CHICAGO - In a significant strategic pivot that signals continued consolidation within the financial technology sector, Enova International (NYSE: ENVA) has announced a definitive agreement to acquire Grasshopper Bancorp, Inc. and its subsidiary, Grasshopper Bank N.A. The cash and stock transaction, valued at approximately $369 million, aims to transform the online lender into a bank holding company, merging its machine-learning-powered lending capabilities with a federally chartered digital bank.
The deal, announced on Thursday, December 11, 2025, represents a major evolution for Enova, a company best known for its consumer and small business lending platforms. By acquiring Grasshopper, a digital-first commercial bank, Enova seeks to diversify its revenue streams and gain access to stable, lower-cost deposit funding. The transaction is expected to close in the second half of 2026, subject to customary regulatory approvals from the Office of the Comptroller of the Currency (OCC) and the Federal Reserve, as well as shareholder consent.
Deal Structure and Financial Impact
According to filings and press statements released Thursday, the $369 million purchase price will be paid through a combination of cash and newly issued Enova shares. The acquisition is not merely a play for scale but a calculated financial maneuver designed to boost profitability.
Data from Stock Titan indicates that Enova targets an earnings per share (EPS) accretion of more than 15% resulting from the merger. This projection relies on the synergies created by combining Enova's high-volume lending operations with Grasshopper's efficient digital banking infrastructure.
"Enova International agreed to buy Grasshopper Bancorp for $369 million in a cash and stock deal that will transform the online consumer and small-business lender into a bank holding company." - Crain's Chicago Business
Strategic Rationale: Infrastructure and Diversification
The acquisition is framed by company leadership as a way to create a "stronger, more diversified financial services provider." PYMNTS.com reports that the core strategic benefit lies in gaining Grasshopper's digital banking infrastructure. For a non-bank lender like Enova, relying on wholesale funding markets can be expensive and volatile. Acquiring a bank allows the company to gather deposits, providing a cheaper and more reliable source of capital to fund its loans.
This move mirrors a broader trend where fintech companies seek bank charters to control their own destiny, reduce reliance on third-party partner banks, and improve unit economics. By integrating Grasshopper's tech stack, Enova can potentially offer a wider suite of banking products to its existing customer base, moving beyond transactional lending into broader financial relationship management.
Regulatory and Industry Backlash
Despite the clear financial logic, the deal is not without controversy. American Banker highlights that Enova's status as a "high-cost lender" has sparked backlash regarding the acquisition. Consumer advocates and regulators often scrutinize mergers where entities associated with higher-interest lending products seek to acquire federally insured banks.

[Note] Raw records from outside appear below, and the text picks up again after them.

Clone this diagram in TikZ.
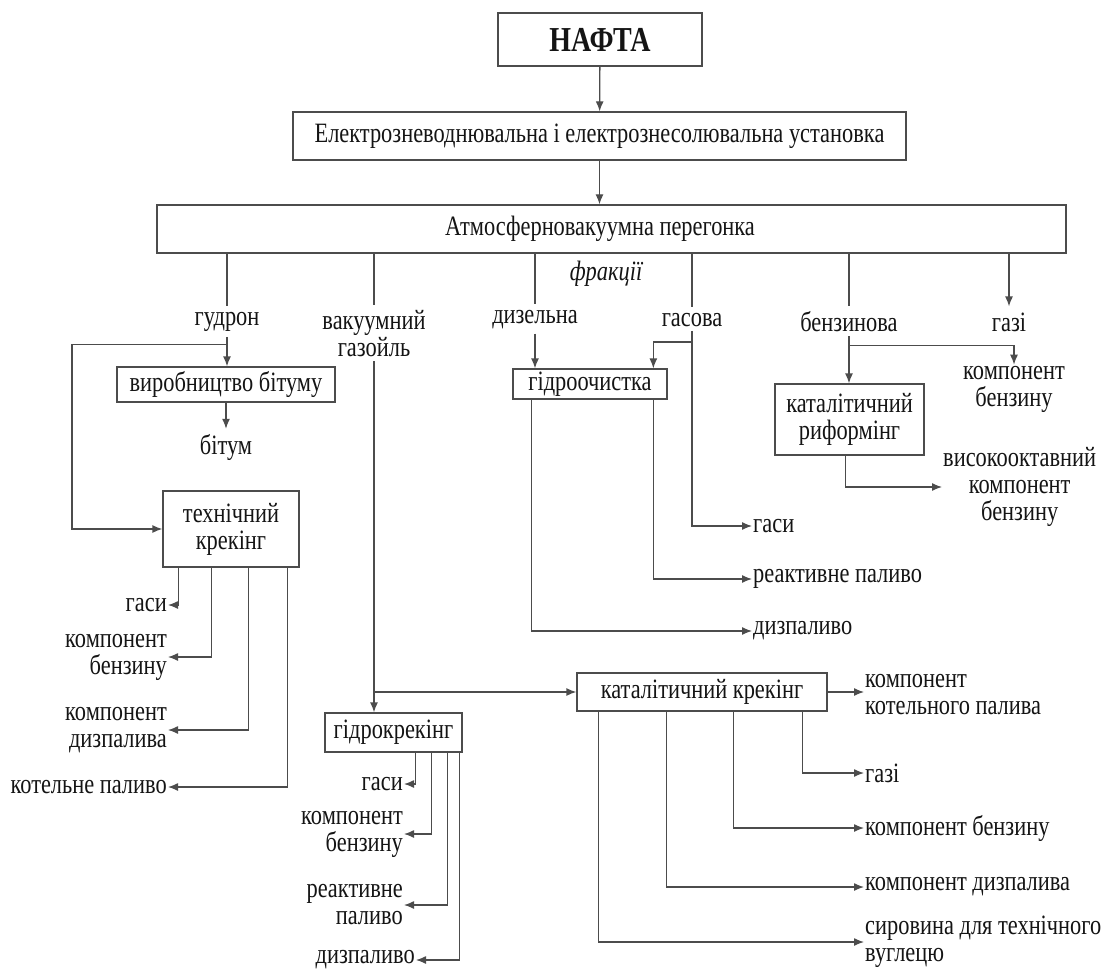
\documentclass[tikz,border=0pt]{standalone}
\usepackage{fontspec}
\setmainfont{Liberation Serif}[FakeStretch=0.80]
\usetikzlibrary{arrows.meta}
\definecolor{linec}{gray}{0.3}
\definecolor{txtc}{gray}{0.08}
\tikzset{
  box/.style={draw=linec, line width=1.3pt, inner sep=0pt, align=center, text=txtc},
  lbl/.style={inner sep=1pt, align=center, text=txtc},
  conn/.style={draw=linec, line width=1.3pt},
  arr/.style={conn, -{Latex[length=10pt,width=8pt]}},
}
\begin{document}
\begin{tikzpicture}[x=1pt,y=-1pt,font=\fontsize{28}{27}\selectfont]
\useasboundingbox (0,0) rectangle (1110,973);
\fill[white] (0,0) rectangle (1110,973);

% top chain
\node[box, minimum width=204pt, minimum height=53pt, font=\fontsize{35}{35}\selectfont\bfseries] (nafta) at (600,39.5) {НАФТА};
\node[box, minimum width=613pt, minimum height=48pt] (elek) at (599.5,136) {Електрозневоднювальна і електрознесолювальна установка};
\node[box, minimum width=909pt, minimum height=48pt] (atm) at (611.5,229) {};
\node[lbl] (atmtext) at (600,229) {Атмосферновакуумна перегонка};
\draw[arr] (nafta) -- (elek);
\draw[arr] (elek.south) -- (elek.south |- atm.north);

\node[lbl, font=\fontsize{28}{27}\selectfont\itshape] (frak) at (606,274) {фракції};

% fractions
\node[lbl] (gudron) at (227,322) {гудрон};
\node[lbl] (vak) at (374,334) {вакуумний\\газойль};
\node[lbl] (dyz) at (535,320) {дизельна};
\node[lbl] (gas) at (692,320) {гасова};
\node[lbl] (benz) at (849,322) {бензинова};
\node[lbl] (gazi) at (1009,322) {газі};

\draw[conn, shorten >=5pt] (gudron |- atm.south) -- (gudron.north);
\draw[conn, shorten >=5pt] (vak |- atm.south) -- (vak.north);
\draw[conn, shorten >=5pt] (dyz |- atm.south) -- (dyz.north);
\draw[conn, shorten >=5pt] (gas |- atm.south) -- (gas.north);
\draw[conn, shorten >=5pt] (benz |- atm.south) -- (benz.north);
\draw[arr, shorten >=5pt] (gazi |- atm.south) -- (gazi.north);

% гудрон branch
\node[box, minimum width=218pt, minimum height=35pt] (vyrob) at (226,384.5) {виробництво бітуму};
\node[lbl] (bitum) at (226,447) {бітум};
\node[box, minimum width=136pt, minimum height=76pt] (tech) at (231,529) {технічний\\крекінг};
\coordinate (loopc) at (72,440);
\draw[arr, shorten <=4pt] (gudron.south) -- (gudron.south |- vyrob.north);
\draw[arr] ([yshift=-12pt]gudron.south) -| (loopc) |- (tech.west);
\draw[arr, shorten >=4pt] (vyrob.south) -- (bitum.north);

\node[lbl, anchor=east] (tg1) at (168,605) {гаси};
\node[lbl, anchor=east, align=right] (tg2) at (168,657) {компонент\\бензину};
\node[lbl, anchor=east, align=right] (tg3) at (168,730) {компонент\\дизпалива};
\node[lbl, anchor=east] (tg4) at (168,787) {котельне паливо};
\draw[arr] ([xshift=16pt]tech.south west) |- (tg1.east);
\draw[arr] ([xshift=49pt]tech.south west) |- (tg2.east);
\draw[arr] ([xshift=86pt]tech.south west) |- (tg3.east);
\draw[arr] ([xshift=125pt]tech.south west) |- (tg4.east);

% вакуумний газойль branch
\node[box, minimum width=137pt, minimum height=39pt] (hydro) at (393.5,732.5) {гідрокрекінг};
\node[box, minimum width=250pt, minimum height=38pt] (cc) at (702,692) {каталітичний крекінг};
\draw[arr, shorten <=3pt] (vak.south) -- (vak.south |- hydro.north);
\draw[arr] (vak.south |- cc.west) -- (cc.west);

\node[lbl, anchor=east] (hg1) at (404,784) {гаси};
\node[lbl, anchor=east, align=right] (hg2) at (404,834) {компонент\\бензину};
\node[lbl, anchor=east, align=right] (hg3) at (404,905) {реактивне\\паливо};
\node[lbl, anchor=east] (hg4) at (416,960) {дизпаливо};
\draw[arr] ([xshift=91pt]hydro.south west) |- (hg1.east);
\draw[arr] ([xshift=107pt]hydro.south west) |- (hg2.east);
\draw[arr] ([xshift=123pt]hydro.south west) |- (hg3.east);
\draw[arr] ([xshift=135pt]hydro.south west) |- (hg4.east);

% дизельна / гасова branch
\node[box, minimum width=154pt, minimum height=30pt] (hyd) at (590,384) {гідроочистка};
\draw[arr, shorten <=3pt] (dyz.south) -- (dyz.south |- hyd.north);
\node[lbl, anchor=west] (ga1) at (752,526) {гаси};
\node[lbl, anchor=west] (ga2) at (752,579) {реактивне паливо};
\node[lbl, anchor=west] (ga3) at (752,631) {дизпаливо};
\draw[arr, shorten <=3pt] (gas.south) |- (ga1.west);
\draw[arr] ([yshift=-14pt]gas.south) -| ([xshift=141pt]hyd.north west);
\draw[arr] ([xshift=19pt]hyd.south west) |- (ga3.west);
\draw[arr] ([xshift=141pt]hyd.south west) |- (ga2.west);

% бензинова branch
\node[box, minimum width=149pt, minimum height=71pt] (rif) at (849.5,419.5) {каталітичний\\риформінг};
\node[lbl] (kb) at (1014,389) {компонент\\бензину};
\node[lbl, anchor=west] (vk) at (942,487) {високооктавний\\компонент\\бензину};
\draw[arr, shorten <=3pt] (benz.south) -- (benz.south |- rif.north);
\draw[arr] ([yshift=-12pt]benz.south) -| (kb.north);
\draw[arr] ([xshift=-4pt]rif.south) |- (vk.west);

% каталітичний крекінг outputs
\node[lbl, anchor=west, align=left] (c1) at (864,695) {компонент\\котельного палива};
\node[lbl, anchor=west] (c2) at (864,773) {газі};
\node[lbl, anchor=west] (c3) at (864,828) {компонент бензину};
\node[lbl, anchor=west] (c4) at (864,887) {компонент дизпалива};
\node[lbl, anchor=west, align=left] (c5) at (864,942) {сировина для технічного\\вуглецю};
\draw[arr] (cc.east) -- (cc.east -| c1.west);
\draw[arr] ([xshift=226pt]cc.south west) |- (c2.west);
\draw[arr] ([xshift=157pt]cc.south west) |- (c3.west);
\draw[arr] ([xshift=90pt]cc.south west) |- (c4.west);
\draw[arr] ([xshift=22pt]cc.south west) |- (c5.west);
\end{tikzpicture}
\end{document}
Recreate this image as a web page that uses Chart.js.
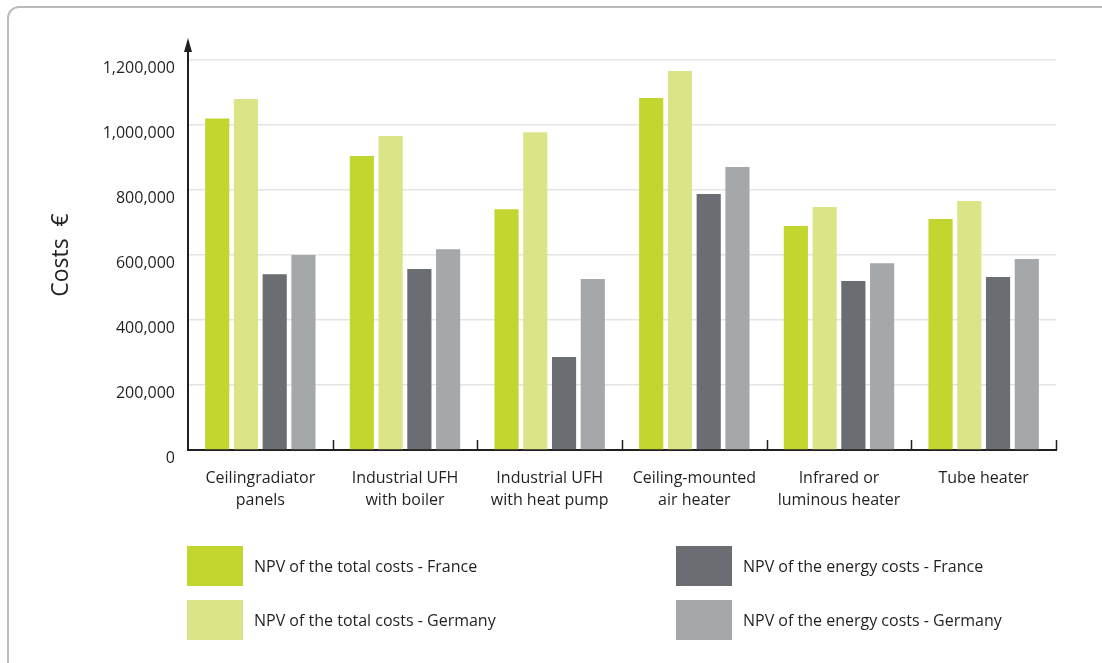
<!DOCTYPE html>
<html>
<head>
<meta charset="utf-8">
<script src="https://cdn.jsdelivr.net/npm/chart.js@4.4.1/dist/chart.umd.min.js"></script>
<style>
  html, body { margin: 0; padding: 0; background: #ffffff; }
  #wrap { position: relative; width: 1102px; height: 663px; overflow: hidden; }
  #frame { position: absolute; left: 7px; top: 6px; width: 1200px; height: 700px;
           border: 2px solid #b9bcbf; border-radius: 12px; box-sizing: border-box; }
  canvas { position: absolute; left: 0; top: 0; }
</style>
</head>
<body>
<div id="wrap">
  <div id="frame"></div>
  <canvas id="c" width="1102" height="663"></canvas>
</div>
<script>
const categories = [
  ["Ceilingradiator", "panels"],
  ["Industrial UFH", "with boiler"],
  ["Industrial UFH", "with heat pump"],
  ["Ceiling-mounted", "air heater"],
  ["Infrared or", "luminous heater"],
  ["Tube heater"]
];
const seriesNames = [
  "NPV of the total costs - France",
  "NPV of the total costs - Germany",
  "NPV of the energy costs - France",
  "NPV of the energy costs - Germany"
];
const totalFrance   = [1020000, 905000, 741000, 1083000, 689000, 711000];
const totalGermany  = [1080000, 966000, 978000, 1166000, 748000, 766000];
const energyFrance  = [541000, 557000, 286000, 788000, 520000, 532000];
const energyGermany = [600000, 618000, 526000, 871000, 575000, 588000];
const yTicks = [0, 200000, 400000, 600000, 800000, 1000000, 1200000];
const seriesColors = ["#c3d52f", "#dbe587", "#6a6d71", "#a5a8ab"];

const FONT = "'Open Sans', 'Noto Sans', sans-serif";
const TEXT = "#231f20";

const decorations = {
  id: 'decorations',
  afterDraw(chart) {
    const ctx = chart.ctx;
    const x = chart.scales.x;
    const area = chart.chartArea;
    ctx.save();
    // y axis extension + arrow
    ctx.strokeStyle = "#231f20";
    ctx.lineWidth = 2;
    ctx.beginPath();
    ctx.moveTo(area.left, area.top);
    ctx.lineTo(area.left, area.top - 12);
    ctx.stroke();
    ctx.fillStyle = "#231f20";
    ctx.beginPath();
    ctx.moveTo(area.left, area.top - 22);
    ctx.lineTo(area.left - 4, area.top - 8);
    ctx.lineTo(area.left + 4, area.top - 8);
    ctx.closePath();
    ctx.fill();
    // inward category boundary ticks
    ctx.lineWidth = 1.5;
    const n = categories.length;
    for (let i = 1; i <= n; i++) {
      const px = Math.round(x.getPixelForValue(i - 0.5)) + 0.5;
      ctx.beginPath();
      ctx.moveTo(px, area.bottom);
      ctx.lineTo(px, area.bottom - 10);
      ctx.stroke();
    }
    // legend (two columns: total costs / energy costs)
    const order = [0, 2, 1, 3];
    const cols = [187, 676];
    const rows = [546, 600];
    ctx.font = "16px " + FONT;
    ctx.textBaseline = "middle";
    ctx.textAlign = "left";
    order.forEach((dsi, k) => {
      const ds = chart.data.datasets[dsi];
      const col = k % 2, row = Math.floor(k / 2);
      const bx = cols[col], by = rows[row];
      ctx.fillStyle = ds.backgroundColor;
      ctx.fillRect(bx, by, 56, 40);
      ctx.fillStyle = TEXT;
      ctx.fillText(ds.label, bx + 67, by + 21);
    });
    ctx.restore();
  }
};

const data = {
  labels: categories,
  datasets: [
    { label: seriesNames[0], data: totalFrance, backgroundColor: seriesColors[0] },
    { label: seriesNames[1], data: totalGermany, backgroundColor: seriesColors[1] },
    { label: seriesNames[2], data: energyFrance, backgroundColor: seriesColors[2] },
    { label: seriesNames[3], data: energyGermany, backgroundColor: seriesColors[3] }
  ]
};

new Chart(document.getElementById('c'), {
  type: 'bar',
  data,
  options: {
    responsive: false,
    animation: false,
    devicePixelRatio: 1,
    layout: { padding: { left: 0, top: 60, right: 46, bottom: 0 } },
    datasets: { bar: { categoryPercentage: 0.795, barPercentage: 0.84 } },
    plugins: { legend: { display: false }, tooltip: { enabled: false } },
    scales: {
      x: {
        grid: { display: false, drawTicks: false },
        border: { display: true, color: "#231f20", width: 2 },
        ticks: { color: TEXT, font: { family: FONT, size: 16, lineHeight: 1.4 }, padding: 17, maxRotation: 0, autoSkip: false },
        afterFit(scale) { scale.height = 213; }
      },
      y: {
        min: 0, max: 1200000,
        afterBuildTicks(scale) { scale.ticks = yTicks.map(v => ({ value: v })); },
        grid: {
          drawTicks: false,
          color: ctx => ctx.tick && ctx.tick.value === 0 ? 'rgba(0,0,0,0)' : '#e4e4e4',
          lineWidth: 1.5
        },
        border: { display: true, color: "#231f20", width: 2 },
        ticks: {
          color: TEXT, font: { family: FONT, size: 16 }, padding: 13, labelOffset: 8,
          callback: v => v.toLocaleString('en-US')
        },
        title: { display: true, text: "Costs  €", color: TEXT, font: { family: FONT, size: 23 }, padding: { top: 48, bottom: 0 } },
        afterFit(scale) { scale.width = 188; }
      }
    }
  },
  plugins: [decorations]
});
</script>
</body>
</html>
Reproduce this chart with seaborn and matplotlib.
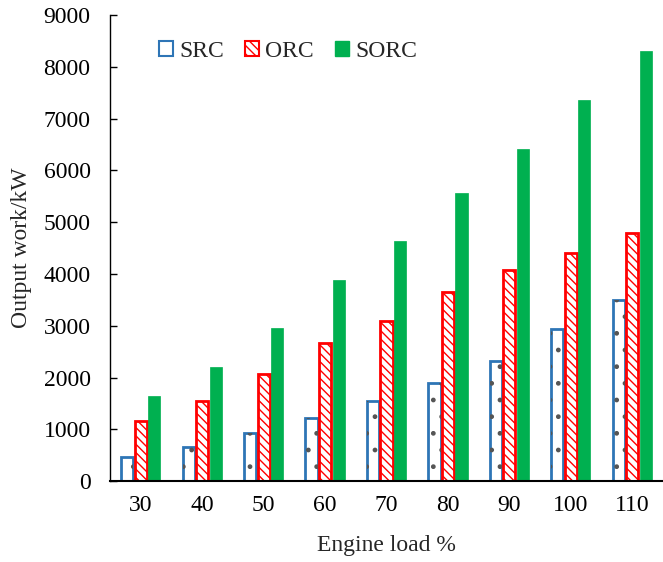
import matplotlib
matplotlib.use("Agg")
import matplotlib.pyplot as plt
import seaborn as sns
import pandas as pd
from matplotlib.patches import Patch, Rectangle

loads = ["30", "40", "50", "60", "70", "80", "90", "100", "110"]
src = [470, 660, 920, 1220, 1540, 1900, 2320, 2940, 3490]
orc = [1170, 1540, 2060, 2660, 3090, 3650, 4070, 4400, 4800]
sorc = [1640, 2210, 2950, 3890, 4640, 5560, 6410, 7370, 8310]
series = ["SRC", "ORC", "SORC"]

rows = []
for name, vals in zip(series, [src, orc, sorc]):
    for l, v in zip(loads, vals):
        rows.append({"load": l, "cycle": name, "value": v})
df = pd.DataFrame(rows)

sns.set_theme(style="white")
plt.rcParams["font.family"] = ["Liberation Serif", "DejaVu Serif"]
plt.rcParams["hatch.linewidth"] = 1.0

fig = plt.figure(figsize=(6.63, 5.62), dpi=100)
ax = fig.add_axes([0.166, 0.144, 0.834, 0.829])

sns.barplot(data=df, x="load", y="value", hue="cycle", order=loads,
            hue_order=series, ax=ax, width=0.66, gap=0.1, legend=False)

styles = {
    "SRC": dict(facecolor="white", edgecolor="#2E75B6", hatch=None, lw=2.0),
    "ORC": dict(facecolor="white", edgecolor="#FF0000", hatch="\\\\\\\\", lw=2.0),
    "SORC": dict(facecolor="#00B050", edgecolor="#00B050", hatch=None, lw=0.5),
}
n = len(loads)
bars = list(ax.patches[:3 * n])
for i, p in enumerate(bars):
    s = styles[series[i // n]]
    p.set_facecolor(s["facecolor"])
    p.set_edgecolor(s["edgecolor"])
    p.set_linewidth(s["lw"])
    if s["hatch"]:
        p.set_hatch(s["hatch"])
    if series[i // n] == "SRC":
        ov = Rectangle(p.get_xy(), p.get_width(), p.get_height(), facecolor="none",
                       edgecolor="#555555", lw=0, hatch=".", zorder=p.get_zorder() + 0.1)
        ax.add_patch(ov)

ax.set_ylim(0, 9000)
ax.set_yticks(range(0, 9001, 1000))
ax.set_xlim(-0.5, n - 0.5)
ax.set_xlabel("Engine load %", fontsize=17, labelpad=14)
ax.set_ylabel("Output work/kW", fontsize=17, labelpad=8)
ax.tick_params(axis="both", labelsize=17, colors="black")
ax.tick_params(axis="y", direction="in", length=5, width=1, left=True, pad=14)
ax.tick_params(axis="x", length=0, pad=10)
for side in ["top", "right"]:
    ax.spines[side].set_visible(False)
for side in ["left", "bottom"]:
    ax.spines[side].set_color("black")
ax.spines["left"].set_linewidth(1.0)
ax.spines["bottom"].set_linewidth(1.5)

handles = [Patch(facecolor="white", edgecolor="#2E75B6", lw=1.5, label="SRC"),
           Patch(facecolor="white", edgecolor="#FF0000", hatch="\\\\\\\\", lw=1.5, label="ORC"),
           Patch(facecolor="#00B050", edgecolor="#00B050", label="SORC")]
ax.legend(handles=handles, ncol=3, frameon=False, fontsize=17,
          loc="upper left", bbox_to_anchor=(0.05, 0.99),
          handlelength=0.6, handleheight=0.6, handletextpad=0.25, columnspacing=0.9)

fig.savefig("out.png", dpi=100)
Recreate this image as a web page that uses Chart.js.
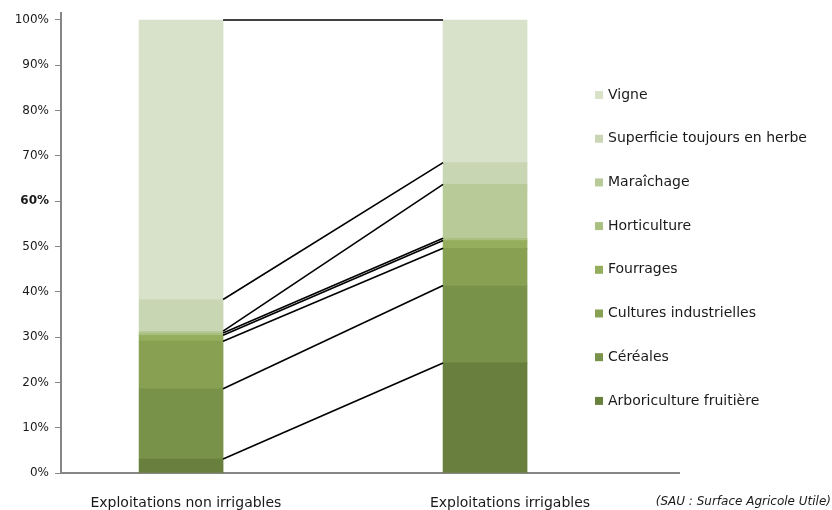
<!DOCTYPE html>
<html lang="fr">
<head>
  <meta charset="UTF-8" />
  <title>SAU par type d'exploitation</title>
  <script src="https://cdn.jsdelivr.net/npm/chart.js"></script>
  <style>
    html, body { margin: 0; padding: 0; background: #fff; }
    #wrap { width: 832px; height: 510px; position: relative; }
  </style>
</head>
<body>
<div id="wrap"><canvas id="chart"></canvas></div>

<script>
  // Categories (x) and crop types (bottom to top of each stack)
  const categories = ['Exploitations non irrigables', 'Exploitations irrigables'];
  const cropTypes = [
    'Arboriculture fruitière',
    'Céréales',
    'Cultures industrielles',
    'Fourrages',
    'Horticulture',
    'Maraîchage',
    'Superficie toujours en herbe',
    'Vigne'
  ];
  // share of SAU in %, [non irrigables, irrigables]
  const arboriculture = [3.1, 24.3];
  const cereales      = [15.5, 17.1];
  const culturesInd   = [10.5, 8.2];
  const fourrages     = [1.3, 1.7];
  const horticulture  = [0.5, 0.5];
  const maraichage    = [0.4, 11.9];
  const superficie    = [7.0, 4.8];
  const vigne         = [61.7, 31.5];
  const yTicks = [0, 10, 20, 30, 40, 50, 60, 70, 80, 90, 100];
  const note = '(SAU : Surface Agricole Utile)';

  const seriesValues = [arboriculture, cereales, culturesInd, fourrages, horticulture, maraichage, superficie, vigne];
  const colors = ['#697f3d', '#799249', '#87a052', '#94ae5d', '#aac082', '#b9ca99', '#c9d6b3', '#d8e2ca'];

  Chart.defaults.font.family = '"DejaVu Sans", Verdana, sans-serif';
  Chart.defaults.color = '#1a1a1a';

  // black lines joining the top of every segment between the two bars
  const seriesLines = {
    id: 'seriesLines',
    afterDatasetsDraw(chart) {
      const ctx = chart.ctx;
      ctx.save();
      ctx.strokeStyle = '#000';
      ctx.lineWidth = 1.6;
      chart.data.datasets.forEach((ds, i) => {
        const bars = chart.getDatasetMeta(i).data;
        const a = bars[0], b = bars[1];
        ctx.beginPath();
        ctx.moveTo(a.x + a.width / 2, a.y);
        ctx.lineTo(b.x - b.width / 2, b.y);
        ctx.stroke();
      });
      ctx.restore();
    }
  };

  // legend sitting over the right part of the plot, like the original
  const sideLegend = {
    id: 'sideLegend',
    afterDraw(chart) {
      const ctx = chart.ctx;
      const x = 595, top = 95, step = 43.7;
      ctx.save();
      ctx.font = '14px "DejaVu Sans", Verdana, sans-serif';
      ctx.textBaseline = 'middle';
      const n = chart.data.datasets.length;
      for (let k = 0; k < n; k++) {
        const ds = chart.data.datasets[n - 1 - k];
        const y = top + k * step;
        ctx.fillStyle = ds.backgroundColor;
        ctx.fillRect(x, y - 4, 8, 8);
        ctx.fillStyle = '#1a1a1a';
        ctx.fillText(ds.label, x + 13, y);
      }
      ctx.font = 'italic 12px "DejaVu Sans", Verdana, sans-serif';
      ctx.textAlign = 'right';
      ctx.fillText(note, 831, 502);
      ctx.restore();
    }
  };

  new Chart(document.getElementById('chart'), {
    type: 'bar',
    data: {
      datasets: cropTypes.map((name, i) => ({
        label: name,
        data: seriesValues[i].map((v, j) => ({ x: j, y: v })),
        backgroundColor: colors[i],
        borderWidth: 0,
        barThickness: 84
      }))
    },
    options: {
      responsive: true,
      maintainAspectRatio: false,
      animation: false,
      layout: { padding: { top: 12, right: 153, left: 0, bottom: 0 } },
      plugins: {
        legend: { display: false },
        tooltip: { enabled: false }
      },
      scales: {
        x: {
          type: 'linear',
          stacked: true,
          offset: false,
          min: -0.395,
          max: 1.638,
          afterBuildTicks: s => { s.ticks = [0.016, 1.082].map(v => ({ value: v })); },
          afterFit: s => { s.height = 37; },
          grid: { display: false, offset: false },
          border: { color: '#868686', width: 2 },
          ticks: {
            autoSkip: false,
            maxRotation: 0,
            padding: 14,
            font: { size: 14 },
            callback: (v, i) => categories[i]
          }
        },
        y: {
          stacked: true,
          min: 0,
          max: 101.5,
          afterBuildTicks: s => { s.ticks = yTicks.map(v => ({ value: v })); },
          afterFit: s => { s.width = 61; },
          grid: { drawOnChartArea: false, color: '#868686', tickLength: 6 },
          border: { color: '#868686', width: 2 },
          ticks: {
            padding: 6,
            font: ctx => ({ size: 12, weight: ctx.tick && ctx.tick.value === 60 ? 'bold' : 'normal' }),
            callback: v => v + '%'
          }
        }
      }
    },
    plugins: [seriesLines, sideLegend]
  });
</script>
</body>
</html>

The regulatory review process, expected to last until the second half of 2026, will likely focus on these concerns. The Federal Reserve and the OCC will examine whether the merger serves the public interest and if the combined entity has robust compliance frameworks to manage the risks associated with subprime or near-prime consumer lending within a regulated banking structure.
Implications for the Fintech Sector
This acquisition serves as a bellwether for the maturity of the fintech lending market. As interest rate environments fluctuate and capital costs rise, the "rent-a-charter" model used by many fintechs is becoming less attractive compared to owning a charter directly. Enova's bold move suggests that established players are willing to pay significant premiums-$369 million in this case-to secure the stability and regulatory standing of a bank.
From a technological standpoint, the merger tests the integration of disparate systems: Enova's proprietary analytics and machine learning algorithms for credit risk assessment, and Grasshopper's digital deposit and payment rails. Success here could provide a blueprint for future convergence between alternative lenders and digital banks.
Looking Ahead: The Road to 2026
The timeline for the deal is extended, with completion slated for late 2026. During this period, both companies will operate independently while seeking the necessary green lights from Washington. Stakeholders will be watching closely to see if the "backlash" mentioned in industry reports translates into significant regulatory hurdles or conditions placed on the merger.
If successful, the new Enova could emerge as a hybrid powerhouse-combining the agility and data sophistication of a fintech with the deposit-gathering power and regulatory legitimacy of a national bank. This would likely trigger a re-rating of Enova's stock and could prompt competitors to seek similar acquisitions to remain competitive in a rapidly consolidating market.